The purpose of this study was to investigate the mechanism of opening of tight junctions in Caco-2 cell monolayers using superporous hydrogel (SPH) and SPH composite (SPHC) polymers as permeation enhancers for peptide drug delivery. Moreover, the transport of octreotide across Caco-2 cell monolayers was assessed by application of SPH and SPHC polymers on Caco-2 cell monolayers. In these experiments, N,N,N-trimethyl chitosan chloride with 60% quaternization (TMC60) was used as a positive control for opening of tight junctions. Transepithelial electrical resistance (TEER) studies showed that all three polymers (TMC60, SPH, and SPHC) were able to decrease TEER values to approximately 30% of the initial values, indicating the ability of these polymers to open the tight junctions.

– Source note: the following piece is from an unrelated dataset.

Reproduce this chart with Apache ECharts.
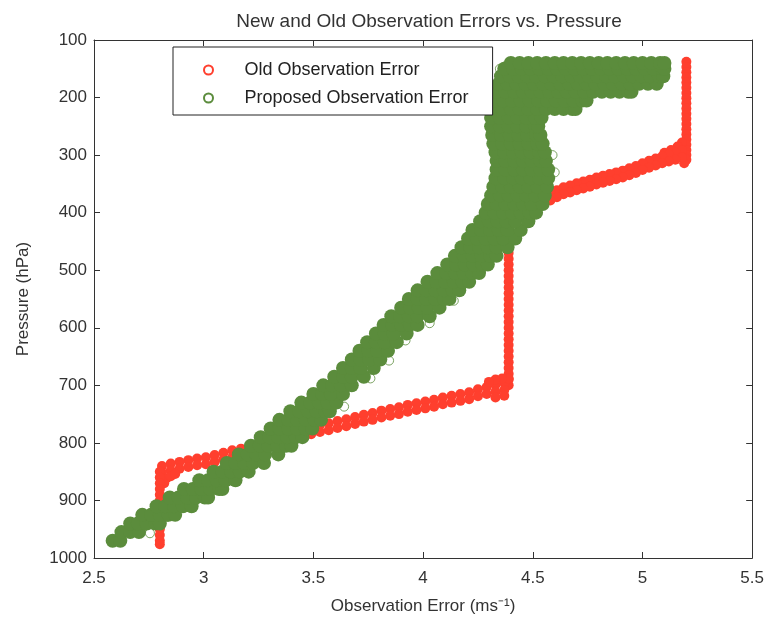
<!DOCTYPE html>
<html><head><meta charset="utf-8">
<script src="https://cdn.jsdelivr.net/npm/echarts@6/dist/echarts.min.js"></script>
<style>html,body{margin:0;padding:0;background:#fff}#c{width:767px;height:620px}</style>
</head><body><div id="c"></div>
<script>
const titleText = 'New and Old Observation Errors vs. Pressure';
const xName = 'Observation Error (ms\u207B\u00B9)';
const yName = 'Pressure (hPa)';
const seriesNames = ['Old Observation Error', 'Proposed Observation Error'];

// Old observation error: [error, pressure]
const oldTopVertical = [[5.2,138],[5.2,147],[5.2,156],[5.2,165],[5.2,174],[5.2,183],[5.2,192],[5.2,201],[5.2,210],[5.2,219],[5.2,228],[5.2,237],[5.2,246],[5.2,255],[5.2,264],[5.2,273],[5.2,282],[5.2,291],[5.2,300],[5.2,308],[5.18,278],[5.16,285],[5.13,291],[5.10,296],[5.19,314]];
const oldUpperDiagA = [[5.18,292],[5.15,296],[5.12,299],[5.09,302],[5.06,306],[5.03,310],[5.00,314],[4.97,319],[4.94,323],[4.91,327],[4.88,330],[4.85,333],[4.82,336],[4.79,339],[4.76,343],[4.73,346],[4.70,349],[4.67,353],[4.64,356],[4.61,361],[4.58,367],[4.55,374],[4.52,379],[4.49,382],[4.46,386],[4.43,390],[4.40,394]];
const oldUpperDiagB = [[5.18,304],[5.15,308],[5.12,311],[5.09,314],[5.06,318],[5.03,322],[5.00,326],[4.97,331],[4.94,335],[4.91,339],[4.88,342],[4.85,345],[4.82,348],[4.79,351],[4.76,355],[4.73,358],[4.70,361],[4.67,365],[4.64,368],[4.61,373],[4.58,379],[4.55,386],[4.52,391],[4.49,394],[4.46,398],[4.43,402],[4.40,406]];
const oldMidVertical = [[4.39,400],[4.39,410],[4.39,420],[4.39,430],[4.39,440],[4.39,450],[4.39,460],[4.39,470],[4.39,480],[4.39,490],[4.39,500],[4.39,510],[4.39,520],[4.39,530],[4.39,540],[4.39,550],[4.39,560],[4.39,570],[4.39,580],[4.39,590],[4.39,600],[4.39,610],[4.39,620],[4.39,630],[4.39,640],[4.39,650],[4.39,660],[4.39,670],[4.39,680],[4.39,690],[4.39,700]];
const oldLowerDiagA = [[4.37,696],[4.33,699],[4.29,703],[4.25,707],[4.21,712],[4.17,715],[4.13,718],[4.09,721],[4.05,725],[4.01,728],[3.97,731],[3.93,734],[3.89,738],[3.85,741],[3.81,744],[3.77,748],[3.73,751],[3.69,755],[3.65,759],[3.61,762],[3.57,766],[3.53,769],[3.49,773],[3.45,778],[3.41,783],[3.37,788],[3.33,792],[3.29,797],[3.25,802],[3.21,806],[3.17,810],[3.13,813],[3.09,817],[3.05,821],[3.01,825],[2.97,827],[2.93,830],[2.89,833],[2.85,836],[2.81,840]];
const oldLowerDiagB = [[4.37,708],[4.33,711],[4.29,715],[4.25,719],[4.21,724],[4.17,727],[4.13,730],[4.09,733],[4.05,737],[4.01,740],[3.97,743],[3.93,746],[3.89,750],[3.85,753],[3.81,756],[3.77,760],[3.73,763],[3.69,767],[3.65,771],[3.61,774],[3.57,778],[3.53,781],[3.49,785],[3.45,790],[3.41,795],[3.37,800],[3.33,804],[3.29,809],[3.25,814],[3.21,818],[3.17,822],[3.13,825],[3.09,829],[3.05,833],[3.01,837],[2.97,839],[2.93,842],[2.89,845],[2.85,848],[2.81,852]];
const oldCorners = [[4.39,688],[4.36,688],[4.33,690],[4.30,694],[4.37,718],[4.33,721],[2.83,862],[2.82,870],[2.85,858],[2.87,854]];
const oldLowVertical = [[2.80,850],[2.80,860],[2.80,870],[2.80,880],[2.80,890],[2.80,900],[2.80,910],[2.80,920],[2.80,930],[2.80,940],[2.80,950],[2.80,960],[2.80,970],[2.80,976]];

// Proposed observation error: rows of [pressure, error values...]
const proposedRows = [
[970, 2.585, 2.62],
[955, 2.625, 2.665, 2.705],
[940, 2.665, 2.70, 2.74, 2.78, 2.80],
[925, 2.72, 2.76, 2.80, 2.84, 2.87],
[910, 2.785, 2.825, 2.865, 2.905, 2.945],
[895, 2.845, 2.885, 2.925, 2.965, 3.005, 3.02],
[880, 2.91, 2.95, 2.99, 3.03, 3.07, 3.085],
[865, 2.98, 3.02, 3.06, 3.10, 3.145],
[850, 3.045, 3.085, 3.125, 3.165, 3.205],
[835, 3.105, 3.145, 3.185, 3.225, 3.275],
[820, 3.16, 3.20, 3.24, 3.28, 3.34],
[805, 3.215, 3.255, 3.295, 3.335, 3.375, 3.40],
[790, 3.26, 3.30, 3.34, 3.38, 3.42, 3.45],
[775, 3.305, 3.345, 3.385, 3.425, 3.465, 3.495],
[760, 3.345, 3.385, 3.425, 3.465, 3.505, 3.535],
[745, 3.395, 3.435, 3.475, 3.515, 3.555, 3.575],
[730, 3.445, 3.485, 3.525, 3.565, 3.605],
[715, 3.50, 3.54, 3.58, 3.635],
[700, 3.545, 3.585, 3.625, 3.675],
[685, 3.595, 3.635, 3.675, 3.73],
[670, 3.635, 3.675, 3.715, 3.775],
[655, 3.675, 3.715, 3.755, 3.805],
[640, 3.71, 3.75, 3.79, 3.84],
[625, 3.745, 3.785, 3.825, 3.88],
[610, 3.785, 3.825, 3.865, 3.925],
[595, 3.82, 3.86, 3.90, 3.94, 3.975],
[580, 3.855, 3.895, 3.935, 3.975, 4.03],
[565, 3.90, 3.94, 3.98, 4.02, 4.075],
[550, 3.935, 3.975, 4.015, 4.055, 4.095, 4.12],
[535, 3.975, 4.015, 4.055, 4.095, 4.135, 4.165],
[520, 4.02, 4.06, 4.10, 4.14, 4.18, 4.21],
[505, 4.065, 4.105, 4.145, 4.185, 4.225, 4.255],
[490, 4.11, 4.15, 4.19, 4.23, 4.27, 4.295],
[475, 4.145, 4.185, 4.225, 4.265, 4.305, 4.335],
[460, 4.175, 4.215, 4.255, 4.295, 4.335, 4.385],
[445, 4.205, 4.245, 4.285, 4.325, 4.365, 4.42],
[430, 4.225, 4.265, 4.305, 4.345, 4.385, 4.445],
[415, 4.26, 4.30, 4.34, 4.38, 4.42, 4.48],
[400, 4.285, 4.325, 4.365, 4.405, 4.445, 4.485, 4.515],
[385, 4.295, 4.335, 4.375, 4.415, 4.455, 4.495, 4.545],
[370, 4.31, 4.35, 4.39, 4.43, 4.47, 4.51, 4.555],
[355, 4.32, 4.36, 4.40, 4.44, 4.48, 4.52, 4.565],
[340, 4.33, 4.37, 4.41, 4.45, 4.49, 4.53, 4.57],
[325, 4.335, 4.375, 4.415, 4.455, 4.495, 4.535, 4.57],
[310, 4.335, 4.375, 4.415, 4.455, 4.495, 4.535, 4.56],
[295, 4.33, 4.37, 4.41, 4.45, 4.49, 4.53, 4.555],
[280, 4.32, 4.36, 4.40, 4.44, 4.48, 4.52, 4.545],
[265, 4.315, 4.355, 4.395, 4.435, 4.475, 4.515, 4.535],
[250, 4.31, 4.35, 4.39, 4.43, 4.47, 4.51, 4.525],
[235, 4.31, 4.35, 4.39, 4.43, 4.47, 4.51, 4.54],
[220, 4.32, 4.36, 4.40, 4.44, 4.48, 4.52, 4.56, 4.60, 4.64, 4.68, 4.695],
[205, 4.325, 4.365, 4.405, 4.445, 4.485, 4.525, 4.565, 4.605, 4.645, 4.685, 4.725, 4.745],
[190, 4.335, 4.375, 4.415, 4.455, 4.495, 4.535, 4.575, 4.615, 4.655, 4.695, 4.735, 4.775, 4.815, 4.855, 4.895, 4.935, 4.95],
[176, 4.345, 4.385, 4.425, 4.465, 4.505, 4.545, 4.585, 4.625, 4.665, 4.705, 4.745, 4.785, 4.825, 4.865, 4.905, 4.945, 4.985, 5.025, 5.065],
[163, 4.355, 4.395, 4.435, 4.475, 4.515, 4.555, 4.595, 4.635, 4.675, 4.715, 4.755, 4.795, 4.835, 4.875, 4.915, 4.955, 4.995, 5.035, 5.075, 5.095],
[150, 4.37, 4.41, 4.45, 4.49, 4.53, 4.57, 4.61, 4.65, 4.69, 4.73, 4.77, 4.81, 4.85, 4.89, 4.93, 4.97, 5.01, 5.05, 5.09, 5.10],
[140, 4.40, 4.44, 4.48, 4.52, 4.56, 4.60, 4.64, 4.68, 4.72, 4.76, 4.80, 4.84, 4.88, 4.92, 4.96, 5.00, 5.04, 5.08, 5.10]
];
// scattered hollow circles at the band edges
const proposedStray = [[4.35,150],[4.38,144],[4.42,153],[4.56,147],[4.61,143],[2.755,957],[2.83,929],[3.05,882],[3.27,830],[3.64,737],[3.76,688],[3.845,657],[3.92,622],[4.03,592],[4.14,553],[4.60,330],[4.59,300]];

const oldData = [].concat(oldTopVertical, oldUpperDiagA, oldUpperDiagB, oldMidVertical, oldLowerDiagA, oldLowerDiagB, oldCorners, oldLowVertical);
const proposedData = [];
proposedRows.forEach(r => { for (let i = 1; i < r.length; i++) proposedData.push([r[i], r[0]]); });

const RED = '#ff3f2e', GREEN = '#5b8c3c';
const FONT = 'Liberation Sans';
const axisCommon = {
  type: 'value', axisLine: { show: true, lineStyle: { color: '#333', width: 1 } },
  axisTick: { show: true, inside: true, length: 6, lineStyle: { color: '#333' } },
  splitLine: { show: false }
};
const chart = echarts.init(document.getElementById('c'));
chart.setOption({
  animation: false,
  backgroundColor: '#fff',
  title: { text: titleText, left: 424, textAlign: 'center', top: 7,
    textStyle: { fontFamily: FONT, fontSize: 19, fontWeight: 'normal', color: '#333' } },
  grid: { left: 94, right: 13, top: 40, bottom: 62 },
  legend: {
    orient: 'vertical', left: 173, top: 47,
    padding: [14, 24, 8, 30], itemGap: 10, itemWidth: 62, itemHeight: 9,
    borderColor: '#222', borderWidth: 1, backgroundColor: '#fff',
    textStyle: { fontFamily: FONT, fontSize: 18, color: '#222', lineHeight: 18 },
    data: [{ name: seriesNames[0], icon: 'emptyCircle' }, { name: seriesNames[1], icon: 'emptyCircle' }]
  },
  xAxis: [
    Object.assign({}, axisCommon, { position: 'bottom', min: 2.5, max: 5.5, interval: 0.5,
      axisLabel: { margin: 12, fontFamily: FONT, fontSize: 17, color: '#333' },
      name: xName, nameLocation: 'middle', nameGap: 40,
      nameTextStyle: { fontFamily: FONT, fontSize: 17, color: '#333' } }),
    Object.assign({}, axisCommon, { position: 'top', min: 2.5, max: 5.5, interval: 0.5, axisLabel: { show: false } })
  ],
  yAxis: [
    Object.assign({}, axisCommon, { position: 'left', min: 100, max: 1000, interval: 100, inverse: true,
      axisLabel: { margin: 7, fontFamily: FONT, fontSize: 17, color: '#333', formatter: v => String(v) },
      name: yName, nameLocation: 'middle', nameGap: 62, nameRotate: 90,
      nameTextStyle: { fontFamily: FONT, fontSize: 17, color: '#333' } }),
    Object.assign({}, axisCommon, { position: 'right', min: 100, max: 1000, interval: 100, inverse: true, axisLabel: { show: false } })
  ],
  series: [
    { name: seriesNames[0], type: 'scatter', data: oldData, symbol: 'circle', symbolSize: 10,
      itemStyle: { color: RED, opacity: 1, borderWidth: 0 }, silent: true },
    { name: seriesNames[1], type: 'scatter', data: proposedData, symbol: 'circle', symbolSize: 14,
      itemStyle: { color: GREEN, opacity: 1, borderWidth: 0 }, silent: true },
    { name: 'stray', type: 'scatter', data: proposedStray, symbol: 'circle', symbolSize: 9,
      itemStyle: { color: 'rgba(255,255,255,0)', borderColor: GREEN, borderWidth: 1 }, silent: true }
  ]
});
</script>
</body></html>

Recovery TEER studies showed that the effects of the polymers on Caco-2 cell monolayers were reversible, indicating viability of the cells after incubation with polymers. Both SPH and SPHC (compared with TMC60) were able to increase the paracellular transport of octreotide by their mechanical pressures on tight junctions. The mechanistic studies showed that junctional proteins, including actin, occludin, and claudin-1, were influenced by application of SPH and SPHC polymers to the Caco-2 cell monolayers. SPH and SPHC induced clear changes in the staining pattern of all three proteins compared with the control, indicating that the expression of these proteins in the tight junctions was increased, most likely due to the mechanical pressure of the polymers on the junctional proteins.

Intestinal absorption of human insulin in pigs using delivery systems based on superporous hydrogel polymers

In this in vivo study, novel delivery systems based on superporous hydrogel (SPH) and SPH composite (SPHC) polymers were used to improve the intestinal absorption of insulin in healthy pigs. Six female pigs of approximately 35 kg body weight were used. A cannula was inserted into the jugular vein for blood sampling and a silicone fistula in the duodenum for administration of gelatin capsules containing the delivery systems or insulin solutions. The delivery systems consisted of two components, (1) conveyor system made of SPH and SPHC; (2) core containing insulin. The core was inserted either into the conveyor system (core inside, c.i.) or attached to the surface of conveyor system (core outside, c.o.). The following intestinal formulations were investigated: c.i., c.o. and intraduodenal (i.d.) administration of insulin solutions. Subcutaneous (s.c.) injection of insulin was also investigated for reasons of comparison. Blood samples were taken and analyzed for insulin and glucose concentrations. Relative bioavalibility values of 1.3+/-0.4 and 1.9+/-0.7% were achieved for c.o. and c.i. administrations, respectively. The bioavalibility for i.d. administration of insulin solution was 0.5+/-0.2%. These results indicate that the absorption of insulin was slightly increased using SPH/SPHC-based delivery systems. Furthermore, a large variability was observed, probably due to physiological and metabolic changes during the experiments. Blood glucose levels were slightly decreased after the c.o. and c.i administrations, whereas these levels did not decrease after i.d. administration of insulin solutions. In conclusion, SPH/SPHC-based delivery systems are able to enhance the intestinal absorption of insulin and are, therefore, considered as promising systems for peroral peptide drug delivery. However, insulin delivery from these delivery systems under in vivo have to be improved.